Let \(C(x)= C_0 + C_1x+C_2x^2+C_3x^3+\cdots = 1 + x + 2x^2 + 5x^3 +\cdots\) be the desired generating function. Seeing the product of two Catalan numbers, we are motivated to multiply \(C(x)\) by itself. We will find \(C(x)^2\) by finding the coefficient of each term.

For the constant term, we must multiply the two constant terms together. Therefore, \(C(x)^2 = C_0 ^2 +\cdots\)

For the \(x\) term, we can multiply the \(C_0\) from the first \(C(x)\) with the \(C_1\) from the second \(C(x)\) or multiply the \(C_0\) from the first \(C(x)\) with the \(C_1\) from the second \(C(x)\). Therefore, the coefficient of \(x\) is \(C_0C_1 + C_1C_0\). However, this is just \(C_2\). So we can write \(C(x)^2 = C_0^2 + C_2x + \cdots\).

In general, the \(x^{k}\) term will be \(C_0C_k + C_1C_{k-1} + \cdots +C_kC_0 = C_{k+1}\). Therefore, \(C(x)^2 = C_0^2 + C_2x + C_3x^2 + \cdots + C_{k+1}x^k +\cdots\). Also, \(C_0 ^2 = 1 = C_1\), so we can write \(C(x)^2 = C_1 + C_2x + C_3x^2 + \cdots\). This is similar to \(C(x) = C_0+C_1x+ C_2 x^2 +\cdots\). We can connect the two: \(xC(x)^2 + C_0 = C(x) \Rightarrow xC(x)^2 - C(x) + 1 = 0\), which is a quadratic in \(C(x)\). Solving for \(C(x)\), we have \(C(x) = \frac{1 \pm \sqrt{1-4x}}{2x}\). In order to decide which one to choose, we will expand \(\sqrt{1-4x}\).
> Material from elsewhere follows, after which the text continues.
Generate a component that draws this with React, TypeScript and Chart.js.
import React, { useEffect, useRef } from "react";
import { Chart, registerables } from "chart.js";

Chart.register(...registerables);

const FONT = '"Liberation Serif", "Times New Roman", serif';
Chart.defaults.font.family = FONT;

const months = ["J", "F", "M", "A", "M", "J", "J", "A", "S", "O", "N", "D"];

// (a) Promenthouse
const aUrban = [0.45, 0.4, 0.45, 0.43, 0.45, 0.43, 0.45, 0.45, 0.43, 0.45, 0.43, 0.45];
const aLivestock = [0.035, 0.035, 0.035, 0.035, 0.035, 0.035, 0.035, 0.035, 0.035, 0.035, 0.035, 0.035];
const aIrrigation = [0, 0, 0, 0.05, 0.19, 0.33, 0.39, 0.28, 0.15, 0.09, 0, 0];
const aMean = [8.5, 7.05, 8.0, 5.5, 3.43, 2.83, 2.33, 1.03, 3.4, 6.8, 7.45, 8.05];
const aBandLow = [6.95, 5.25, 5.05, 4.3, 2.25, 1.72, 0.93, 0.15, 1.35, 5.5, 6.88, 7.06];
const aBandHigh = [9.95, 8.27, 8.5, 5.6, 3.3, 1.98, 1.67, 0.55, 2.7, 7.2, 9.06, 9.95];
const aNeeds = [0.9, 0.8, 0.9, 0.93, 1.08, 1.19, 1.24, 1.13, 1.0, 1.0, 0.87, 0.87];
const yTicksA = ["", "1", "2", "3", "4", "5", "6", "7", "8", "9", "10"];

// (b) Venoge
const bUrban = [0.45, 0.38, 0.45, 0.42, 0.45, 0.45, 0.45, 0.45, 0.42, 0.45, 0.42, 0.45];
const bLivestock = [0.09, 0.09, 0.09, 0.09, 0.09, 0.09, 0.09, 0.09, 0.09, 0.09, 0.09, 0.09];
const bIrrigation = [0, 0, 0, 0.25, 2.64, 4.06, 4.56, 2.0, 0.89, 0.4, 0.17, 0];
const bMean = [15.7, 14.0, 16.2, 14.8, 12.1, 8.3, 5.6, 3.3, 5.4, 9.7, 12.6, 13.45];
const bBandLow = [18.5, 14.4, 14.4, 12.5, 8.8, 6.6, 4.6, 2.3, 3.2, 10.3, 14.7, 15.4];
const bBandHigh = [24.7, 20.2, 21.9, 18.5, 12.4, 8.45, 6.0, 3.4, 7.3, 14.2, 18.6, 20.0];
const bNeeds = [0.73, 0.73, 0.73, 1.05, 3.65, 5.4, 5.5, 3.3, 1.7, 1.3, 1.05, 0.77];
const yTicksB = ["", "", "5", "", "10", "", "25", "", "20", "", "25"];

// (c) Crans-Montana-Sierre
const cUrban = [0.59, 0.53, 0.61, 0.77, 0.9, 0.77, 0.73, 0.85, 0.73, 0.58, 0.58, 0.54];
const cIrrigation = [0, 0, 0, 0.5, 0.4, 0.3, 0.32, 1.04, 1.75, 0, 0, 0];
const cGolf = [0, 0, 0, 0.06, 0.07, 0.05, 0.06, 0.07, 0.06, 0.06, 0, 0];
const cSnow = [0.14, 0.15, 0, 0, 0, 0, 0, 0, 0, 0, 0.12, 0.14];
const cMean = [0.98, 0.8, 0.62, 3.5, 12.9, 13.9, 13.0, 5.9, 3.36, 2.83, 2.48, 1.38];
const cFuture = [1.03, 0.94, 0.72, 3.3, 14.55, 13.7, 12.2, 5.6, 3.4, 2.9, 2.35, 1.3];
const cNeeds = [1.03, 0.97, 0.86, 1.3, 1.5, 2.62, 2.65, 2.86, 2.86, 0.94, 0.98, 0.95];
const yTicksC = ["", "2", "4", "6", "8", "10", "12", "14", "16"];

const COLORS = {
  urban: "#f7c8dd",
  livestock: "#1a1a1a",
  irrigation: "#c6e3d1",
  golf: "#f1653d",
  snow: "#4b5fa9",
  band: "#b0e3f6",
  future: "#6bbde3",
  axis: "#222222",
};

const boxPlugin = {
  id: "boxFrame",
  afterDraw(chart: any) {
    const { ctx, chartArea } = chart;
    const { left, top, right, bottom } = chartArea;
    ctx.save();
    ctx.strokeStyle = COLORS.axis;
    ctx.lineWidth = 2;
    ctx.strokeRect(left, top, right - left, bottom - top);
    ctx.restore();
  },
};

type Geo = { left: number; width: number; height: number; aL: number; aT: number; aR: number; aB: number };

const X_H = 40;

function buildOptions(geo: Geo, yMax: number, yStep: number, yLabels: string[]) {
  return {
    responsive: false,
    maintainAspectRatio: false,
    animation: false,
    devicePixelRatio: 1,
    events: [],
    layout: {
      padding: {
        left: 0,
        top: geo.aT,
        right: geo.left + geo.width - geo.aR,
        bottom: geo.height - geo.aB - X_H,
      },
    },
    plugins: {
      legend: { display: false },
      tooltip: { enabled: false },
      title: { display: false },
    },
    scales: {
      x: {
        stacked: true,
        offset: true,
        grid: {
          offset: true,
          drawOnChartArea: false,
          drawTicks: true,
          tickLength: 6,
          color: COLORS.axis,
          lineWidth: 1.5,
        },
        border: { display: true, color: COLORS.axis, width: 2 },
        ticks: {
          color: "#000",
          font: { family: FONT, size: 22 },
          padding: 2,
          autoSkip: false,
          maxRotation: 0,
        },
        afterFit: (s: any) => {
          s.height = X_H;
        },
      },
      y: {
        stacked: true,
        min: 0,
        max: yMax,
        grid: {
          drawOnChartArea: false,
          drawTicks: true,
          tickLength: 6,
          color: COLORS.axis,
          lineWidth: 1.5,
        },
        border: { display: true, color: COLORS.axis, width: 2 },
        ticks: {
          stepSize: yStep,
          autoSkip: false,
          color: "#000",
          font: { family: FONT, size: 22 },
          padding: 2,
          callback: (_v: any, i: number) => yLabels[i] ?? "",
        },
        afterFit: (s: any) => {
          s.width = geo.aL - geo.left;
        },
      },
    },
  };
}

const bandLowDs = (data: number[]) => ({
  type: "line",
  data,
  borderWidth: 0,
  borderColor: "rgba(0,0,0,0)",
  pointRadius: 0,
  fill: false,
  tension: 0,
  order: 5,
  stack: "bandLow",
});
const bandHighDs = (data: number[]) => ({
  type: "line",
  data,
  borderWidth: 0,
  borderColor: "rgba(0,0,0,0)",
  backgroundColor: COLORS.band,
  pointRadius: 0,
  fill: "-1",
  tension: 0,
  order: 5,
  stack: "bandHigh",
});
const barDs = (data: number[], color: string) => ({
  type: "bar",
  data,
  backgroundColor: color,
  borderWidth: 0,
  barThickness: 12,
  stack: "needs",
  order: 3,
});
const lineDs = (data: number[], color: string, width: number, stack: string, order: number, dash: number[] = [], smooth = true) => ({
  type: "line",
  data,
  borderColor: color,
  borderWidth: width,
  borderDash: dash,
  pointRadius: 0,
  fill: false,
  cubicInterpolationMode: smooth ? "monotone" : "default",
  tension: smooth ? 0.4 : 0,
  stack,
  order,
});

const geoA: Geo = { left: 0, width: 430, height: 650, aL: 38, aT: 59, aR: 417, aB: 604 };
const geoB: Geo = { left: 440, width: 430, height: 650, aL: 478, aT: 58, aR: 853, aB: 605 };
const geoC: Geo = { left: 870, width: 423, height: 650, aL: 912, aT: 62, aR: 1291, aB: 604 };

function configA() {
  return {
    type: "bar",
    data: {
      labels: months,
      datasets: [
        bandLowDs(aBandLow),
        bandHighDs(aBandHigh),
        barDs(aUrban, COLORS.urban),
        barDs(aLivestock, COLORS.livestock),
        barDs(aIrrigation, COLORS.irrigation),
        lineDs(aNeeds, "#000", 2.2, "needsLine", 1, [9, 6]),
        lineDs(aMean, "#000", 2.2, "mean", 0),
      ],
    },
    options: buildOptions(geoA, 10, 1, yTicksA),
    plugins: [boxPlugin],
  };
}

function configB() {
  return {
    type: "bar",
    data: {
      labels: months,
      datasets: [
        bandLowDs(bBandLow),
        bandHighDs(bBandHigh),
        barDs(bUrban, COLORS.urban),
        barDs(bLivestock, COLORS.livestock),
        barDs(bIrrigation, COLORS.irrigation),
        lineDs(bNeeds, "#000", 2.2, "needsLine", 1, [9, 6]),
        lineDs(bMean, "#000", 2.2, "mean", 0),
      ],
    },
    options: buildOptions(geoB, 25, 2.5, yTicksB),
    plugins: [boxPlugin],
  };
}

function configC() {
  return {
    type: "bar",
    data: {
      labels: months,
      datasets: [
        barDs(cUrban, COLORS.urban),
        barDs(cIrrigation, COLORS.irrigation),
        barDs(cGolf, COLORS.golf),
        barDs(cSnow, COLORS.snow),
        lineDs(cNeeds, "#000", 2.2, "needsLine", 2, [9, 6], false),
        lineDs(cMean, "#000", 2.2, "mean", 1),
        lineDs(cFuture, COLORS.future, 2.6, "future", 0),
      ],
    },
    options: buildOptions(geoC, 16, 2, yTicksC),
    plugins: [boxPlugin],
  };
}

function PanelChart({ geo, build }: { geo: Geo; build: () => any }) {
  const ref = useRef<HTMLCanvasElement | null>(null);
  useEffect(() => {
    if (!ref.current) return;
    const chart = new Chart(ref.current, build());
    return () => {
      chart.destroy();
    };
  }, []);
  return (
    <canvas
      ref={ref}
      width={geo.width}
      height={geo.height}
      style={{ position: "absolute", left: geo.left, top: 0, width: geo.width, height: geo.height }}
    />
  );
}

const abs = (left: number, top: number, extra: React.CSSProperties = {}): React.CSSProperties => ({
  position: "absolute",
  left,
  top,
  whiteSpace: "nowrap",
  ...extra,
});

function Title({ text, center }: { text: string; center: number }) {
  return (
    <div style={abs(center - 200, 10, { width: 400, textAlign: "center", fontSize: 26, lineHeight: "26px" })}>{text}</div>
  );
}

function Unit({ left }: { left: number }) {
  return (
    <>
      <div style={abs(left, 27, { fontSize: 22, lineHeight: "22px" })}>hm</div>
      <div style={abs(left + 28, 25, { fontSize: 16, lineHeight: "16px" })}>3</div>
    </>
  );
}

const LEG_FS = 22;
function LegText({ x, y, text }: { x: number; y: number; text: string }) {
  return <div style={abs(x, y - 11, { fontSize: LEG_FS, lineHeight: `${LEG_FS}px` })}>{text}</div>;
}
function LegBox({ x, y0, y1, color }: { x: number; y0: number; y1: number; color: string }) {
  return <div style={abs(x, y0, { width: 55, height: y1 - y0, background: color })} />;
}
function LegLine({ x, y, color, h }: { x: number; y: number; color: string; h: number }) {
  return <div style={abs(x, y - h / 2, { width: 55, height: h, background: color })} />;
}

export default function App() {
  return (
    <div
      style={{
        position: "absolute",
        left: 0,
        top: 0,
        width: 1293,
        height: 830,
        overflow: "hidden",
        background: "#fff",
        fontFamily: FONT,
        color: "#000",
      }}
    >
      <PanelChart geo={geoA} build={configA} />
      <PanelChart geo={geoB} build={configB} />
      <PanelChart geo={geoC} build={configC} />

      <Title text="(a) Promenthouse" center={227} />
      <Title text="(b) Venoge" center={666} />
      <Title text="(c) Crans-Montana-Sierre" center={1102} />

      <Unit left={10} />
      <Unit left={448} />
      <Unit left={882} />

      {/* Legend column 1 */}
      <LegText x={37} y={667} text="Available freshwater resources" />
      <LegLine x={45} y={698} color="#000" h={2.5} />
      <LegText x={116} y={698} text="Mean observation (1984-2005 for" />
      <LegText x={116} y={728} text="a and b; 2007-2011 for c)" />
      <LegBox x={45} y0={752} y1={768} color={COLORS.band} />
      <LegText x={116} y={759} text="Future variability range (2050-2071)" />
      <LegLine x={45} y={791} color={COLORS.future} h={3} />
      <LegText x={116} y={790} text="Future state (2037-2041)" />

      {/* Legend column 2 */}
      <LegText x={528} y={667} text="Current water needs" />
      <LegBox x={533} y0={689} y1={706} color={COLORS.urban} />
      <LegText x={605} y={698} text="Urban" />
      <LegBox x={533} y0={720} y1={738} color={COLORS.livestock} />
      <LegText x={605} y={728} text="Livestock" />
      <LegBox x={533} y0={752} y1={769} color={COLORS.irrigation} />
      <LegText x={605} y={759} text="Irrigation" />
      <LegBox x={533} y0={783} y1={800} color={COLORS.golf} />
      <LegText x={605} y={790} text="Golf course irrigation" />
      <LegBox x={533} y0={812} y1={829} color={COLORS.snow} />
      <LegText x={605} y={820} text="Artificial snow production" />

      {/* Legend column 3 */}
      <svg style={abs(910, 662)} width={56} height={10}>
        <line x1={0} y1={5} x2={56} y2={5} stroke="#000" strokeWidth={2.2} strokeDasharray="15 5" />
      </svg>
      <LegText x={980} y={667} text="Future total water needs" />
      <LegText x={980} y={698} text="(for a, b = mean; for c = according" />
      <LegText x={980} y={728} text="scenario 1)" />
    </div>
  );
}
To do this, we must use the generalized binomial theorem, which states that for any real \(r\)

\[(1+x)^r = \sum_{n \ge 0} \binom{r}{n} x^n ~~\text{where}~~ \binom{r}{n} = \frac{r(r-1)(r-2)\cdots ( r-n+1)}{n!}\] Using this, we have \[\sqrt{1-4x} = \sum_{n = 0} ^{\infty} \binom{\tfrac{1}{2}}{n} (-4x)^n = \sum_{n=0} ^{\infty} \frac{(\frac{1}{2})(-\frac{1}{2})(-\frac{3}{2})\cdots(\frac{3-2n}{2})}{n!}(-4x)^n\] Note that this is negative for all values of n, so we can take out a negative sign from the summation, and rewrite it as \[-\sum_{n=0} ^{\infty} 2^n \frac{(2n-3)!!}{n!} x^n.\] Here, the double exclamation marks represent the double factorial function, which only multiplies integers of same parity; for example, \(10!! = 10\cdot 8 \cdot 6 \cdot 4 \cdot 2\), while \(7!! = 7 \cdot 5 \cdot 3 \cdot 1\). Since the terms of our power series are positive, we must take the negative square root. Hence, \(C(x) = \frac{1 -\sqrt{1-4x}}{2x}\). We can even find the general term of our sequence. Substituting the power series expansion of \(\sqrt{1-4x}\) into our generating function, we have \[C(x) = \frac{1 + \displaystyle\sum_{n=0} ^{\infty} 2^n \frac{(2n-3)!!}{n!} x^n}{2x}.\] The coefficient of \(x^n\) is \[\frac{2^{n+1} \tfrac{(2n-1)!!}{(n+1)!}}{2} = 2^{n} \cdot\frac{(2n-1)!!}{(n+1)!} = 2^{n} \cdot\frac{(2n-1)!!}{(n+1)!} \cdot \frac{(2n)!!}{(2n)!!} = 2^n \frac{(2n)!}{(2n)!!(n+1)!} = \frac{(2n)!}{n!(n+1)!} = \frac{\binom{2n}{n}}{n+1}.\] Therefore, we have \(C_n = \displaystyle\frac{1}{n+1}\binom{2n}{n}\).